# Thread: Moving a Trigonometric function

1. ## Moving a Trigonometric function

y=d+sin(bx+c)

So if I have the equation:
sin(2x)=y; I know that the period will be pi. So the whole graph will occur between (0,0) and (pi,0)
Start at (0,0), Maximum (pi/4, 1); intercept at (pi/2, 0); Minimum (3Pi/4, -1); Intercept (pi,0)

Now if I have:
y=sin(x-(pi/4)) the graph gets shifted to the right pi/4 radians. So key points are
Start: (pi/4, 0); Maximum: (3pi/4, 1); Intercept: (5pi/4,0); minimum (7pi/4, -1); Complete (9pi/4,0)

If I put them together as Sin(2x-(pi/4)
Why does my horizontal shift get cut in half? Why does it not start at (pi/4)? Why does it start at (pi/8)? In my graphing calculator I see everything gets moved my (pi/8) when I have this equation.

2. Originally Posted by IDontunderstand
y=d+sin(bx+c)

So if I have the equation:
sin(2x)=y; I know that the period will be pi. So the whole graph will occur between (0,0) and (pi,0)
Start at (0,0), Maximum (pi/4, 1); intercept at (pi/2, 0); Minimum (3Pi/4, -1); Intercept (pi,0)

Now if I have:
y=sin(x-(pi/4)) the graph gets shifted to the right pi/4 radians. So key points are
Start: (pi/4, 0); Maximum: (3pi/4, 1); Intercept: (5pi/4,0); minimum (7pi/4, -1); Complete (9pi/4,0)

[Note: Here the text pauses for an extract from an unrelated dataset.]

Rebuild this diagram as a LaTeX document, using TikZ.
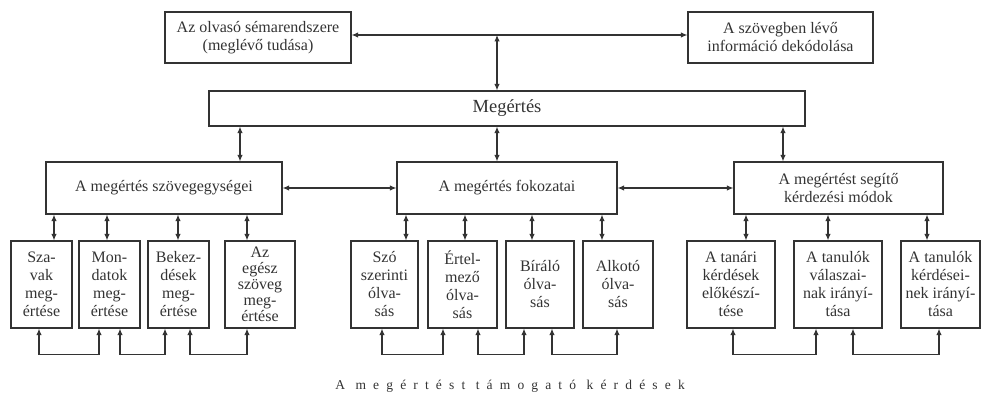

If I put them together as Sin(2x-(pi/4)
Why does my horizontal shift get cut in half? Why does it not start at (pi/4)? Why does it start at (pi/8)? In my graphing calculator I see everything gets moved my (pi/8) when I have this equation.
because ... $\displaystyle y = \sin\left[2\left(x - \frac{\pi}{8}\right)\right]$

3. Thanks, that makes perfect sence. I did not see it that way. Thank you so much.